嘘っぱちの使命感…
「絶望」…の縁に立った…。
その直後だった。
現実か…はたまた夢なのか…その区別さえできない心境でいる中・・・
義父は、親戚と葬儀屋さんに電話しているようだった。
「息子が死んだ・・・」と。
その横で涙を拭きながら…
「えっ!誰が死んだ!?」
「本当に死んだの?」
なんて…
目の前で起きている現実を受け入れられているのか、いないのか…⁉︎
きっと…
哀しみの中…
すごくすごく『変なふうに高揚』しているようだった。
だからなのか…
一瞬であったが…
奮い立つように使命感らしきものが溢れ出した。
お義母さんとお義父さんの肩を抱いて…
「私に任せとき!」なんて言っている私がいるのだ!
だけど・・・
どうだ!!
現実は・・・
しっかり逃げてしまったではないか!
それは…
多分…
何もなかったかのように過ぎる日々な中で、
1ヵ月を過ぎ2ヶ月を過ぎ…
1年が過ぎ2年を過ぎた頃…
哀しみ…
寂しさ…
悔しさ…
苦しいほどの愛おしさが一時的ではあるが、少し和らいでいくかのような錯覚を覚える頃…

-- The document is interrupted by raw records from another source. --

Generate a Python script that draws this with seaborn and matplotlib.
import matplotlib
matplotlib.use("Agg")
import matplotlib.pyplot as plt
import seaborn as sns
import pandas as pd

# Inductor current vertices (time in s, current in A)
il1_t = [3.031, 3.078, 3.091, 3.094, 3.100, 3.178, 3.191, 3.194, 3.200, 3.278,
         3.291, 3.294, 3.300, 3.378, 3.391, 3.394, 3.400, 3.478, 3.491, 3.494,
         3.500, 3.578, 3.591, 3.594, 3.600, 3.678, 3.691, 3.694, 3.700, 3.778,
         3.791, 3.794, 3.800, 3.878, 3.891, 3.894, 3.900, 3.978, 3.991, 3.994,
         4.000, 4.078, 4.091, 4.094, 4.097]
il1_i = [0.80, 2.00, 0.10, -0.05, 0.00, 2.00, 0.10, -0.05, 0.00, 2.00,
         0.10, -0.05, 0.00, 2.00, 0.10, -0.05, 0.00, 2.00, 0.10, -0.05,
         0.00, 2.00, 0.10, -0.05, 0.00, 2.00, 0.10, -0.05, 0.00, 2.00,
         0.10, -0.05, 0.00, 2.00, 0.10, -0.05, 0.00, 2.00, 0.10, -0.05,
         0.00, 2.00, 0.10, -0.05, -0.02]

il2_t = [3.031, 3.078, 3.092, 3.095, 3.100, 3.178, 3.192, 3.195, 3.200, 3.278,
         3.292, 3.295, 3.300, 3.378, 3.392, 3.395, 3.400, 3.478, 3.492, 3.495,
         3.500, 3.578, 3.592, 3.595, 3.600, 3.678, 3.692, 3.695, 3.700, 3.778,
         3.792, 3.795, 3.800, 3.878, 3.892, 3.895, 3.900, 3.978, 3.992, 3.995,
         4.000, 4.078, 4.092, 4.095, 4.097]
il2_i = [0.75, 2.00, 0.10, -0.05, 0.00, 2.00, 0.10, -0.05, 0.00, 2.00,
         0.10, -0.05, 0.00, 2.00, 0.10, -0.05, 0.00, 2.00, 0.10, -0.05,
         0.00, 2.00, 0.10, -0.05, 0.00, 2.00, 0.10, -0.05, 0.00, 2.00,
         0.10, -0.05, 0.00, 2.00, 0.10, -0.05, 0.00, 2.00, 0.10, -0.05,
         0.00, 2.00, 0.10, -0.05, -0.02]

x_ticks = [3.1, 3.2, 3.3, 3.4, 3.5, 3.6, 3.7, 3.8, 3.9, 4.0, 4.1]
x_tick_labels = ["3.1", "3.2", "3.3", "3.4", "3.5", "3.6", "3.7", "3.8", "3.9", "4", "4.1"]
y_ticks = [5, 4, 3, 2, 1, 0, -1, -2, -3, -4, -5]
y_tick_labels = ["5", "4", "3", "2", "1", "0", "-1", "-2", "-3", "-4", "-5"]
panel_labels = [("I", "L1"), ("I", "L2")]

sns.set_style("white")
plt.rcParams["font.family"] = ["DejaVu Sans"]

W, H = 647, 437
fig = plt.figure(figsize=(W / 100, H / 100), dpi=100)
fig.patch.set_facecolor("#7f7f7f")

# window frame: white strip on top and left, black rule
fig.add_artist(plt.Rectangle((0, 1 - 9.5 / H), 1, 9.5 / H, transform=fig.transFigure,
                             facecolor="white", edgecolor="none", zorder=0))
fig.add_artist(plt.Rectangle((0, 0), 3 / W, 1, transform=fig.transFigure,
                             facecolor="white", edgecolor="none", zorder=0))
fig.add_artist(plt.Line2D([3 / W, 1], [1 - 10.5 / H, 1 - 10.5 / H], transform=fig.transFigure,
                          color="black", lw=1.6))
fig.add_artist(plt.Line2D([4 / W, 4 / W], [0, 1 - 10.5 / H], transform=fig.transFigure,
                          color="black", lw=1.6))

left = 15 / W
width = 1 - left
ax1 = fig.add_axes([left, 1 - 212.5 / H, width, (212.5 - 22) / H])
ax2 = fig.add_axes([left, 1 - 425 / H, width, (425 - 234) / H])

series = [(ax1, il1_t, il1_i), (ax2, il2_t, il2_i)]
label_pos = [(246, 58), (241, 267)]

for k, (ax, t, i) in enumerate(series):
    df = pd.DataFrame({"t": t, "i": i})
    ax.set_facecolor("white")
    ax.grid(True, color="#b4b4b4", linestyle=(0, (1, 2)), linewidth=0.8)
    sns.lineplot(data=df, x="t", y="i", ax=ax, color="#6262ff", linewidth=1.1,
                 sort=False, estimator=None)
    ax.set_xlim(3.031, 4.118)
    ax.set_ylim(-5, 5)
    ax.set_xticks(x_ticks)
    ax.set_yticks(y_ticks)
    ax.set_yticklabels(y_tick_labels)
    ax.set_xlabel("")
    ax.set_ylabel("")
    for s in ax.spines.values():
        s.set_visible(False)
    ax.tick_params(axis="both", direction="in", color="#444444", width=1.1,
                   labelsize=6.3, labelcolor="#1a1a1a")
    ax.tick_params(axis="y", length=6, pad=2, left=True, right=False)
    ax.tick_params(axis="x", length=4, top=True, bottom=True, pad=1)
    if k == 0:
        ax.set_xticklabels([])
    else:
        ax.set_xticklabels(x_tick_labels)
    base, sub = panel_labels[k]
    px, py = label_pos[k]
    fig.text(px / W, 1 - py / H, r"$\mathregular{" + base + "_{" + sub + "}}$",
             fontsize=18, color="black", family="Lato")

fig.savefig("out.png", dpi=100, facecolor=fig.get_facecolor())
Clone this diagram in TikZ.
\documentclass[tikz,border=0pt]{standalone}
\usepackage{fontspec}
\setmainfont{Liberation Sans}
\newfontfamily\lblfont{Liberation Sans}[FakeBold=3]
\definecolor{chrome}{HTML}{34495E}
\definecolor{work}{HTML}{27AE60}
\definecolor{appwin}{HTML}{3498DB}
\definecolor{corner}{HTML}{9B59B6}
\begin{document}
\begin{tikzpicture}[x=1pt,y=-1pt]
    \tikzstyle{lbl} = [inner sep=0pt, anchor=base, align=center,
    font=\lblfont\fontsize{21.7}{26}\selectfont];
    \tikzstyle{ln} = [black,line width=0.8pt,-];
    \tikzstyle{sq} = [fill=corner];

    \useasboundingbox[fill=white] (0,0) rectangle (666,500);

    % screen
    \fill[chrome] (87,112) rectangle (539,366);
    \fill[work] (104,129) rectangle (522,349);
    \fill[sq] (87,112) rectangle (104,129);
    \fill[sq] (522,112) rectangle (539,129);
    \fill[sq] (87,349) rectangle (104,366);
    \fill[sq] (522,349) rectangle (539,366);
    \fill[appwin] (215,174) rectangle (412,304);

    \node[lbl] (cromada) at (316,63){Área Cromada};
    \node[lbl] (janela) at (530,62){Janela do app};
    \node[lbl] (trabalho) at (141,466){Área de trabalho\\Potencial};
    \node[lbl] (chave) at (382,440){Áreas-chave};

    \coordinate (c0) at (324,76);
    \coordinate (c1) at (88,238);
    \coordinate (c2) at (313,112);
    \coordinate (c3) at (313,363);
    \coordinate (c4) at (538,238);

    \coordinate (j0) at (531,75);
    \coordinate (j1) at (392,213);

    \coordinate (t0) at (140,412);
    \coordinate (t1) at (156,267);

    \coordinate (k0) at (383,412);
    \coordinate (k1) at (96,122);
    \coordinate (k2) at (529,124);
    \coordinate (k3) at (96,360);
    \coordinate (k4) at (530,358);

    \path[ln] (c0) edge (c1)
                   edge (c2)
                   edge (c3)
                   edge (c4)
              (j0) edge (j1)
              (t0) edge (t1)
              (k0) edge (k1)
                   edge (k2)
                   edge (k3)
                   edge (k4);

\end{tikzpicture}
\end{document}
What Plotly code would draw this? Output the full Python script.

『怒り』の感情が沸々と沸いて出てくるようになったからだと思う。
それは主人と、
義父母に対しての『怒り』だった。
いつもの海で、
泣きながら叫んでいる私がいた。
「なんで強い肝臓を持った子を産んでくれんかったんやー!」
「なんで肝臓移植してくれんやったんやー!」
「ずっと家におったやろ!息子の異変に気付いたやろ!なんで病院に連れて行ってくれんやったんやー!」
「健康管理ぐらい自分でしろー」
・・・って。
あの時は…
世の中のいろんなことが…
いろんな人のことが…
何もかも憎たらしくて…
全部…全部のことに腹が立った。
あの時の『変なふうに…』湧き上がってきた…
「使命感みたいなもの…」は、
いったい何だったのだろう…。
直ぐに消えてしまったような…。
いずれにせよ、
今こうしている私がいると言うことは・・・
私には、
そこよりも違う場所に、大事なものがあった!ということになるのだろう。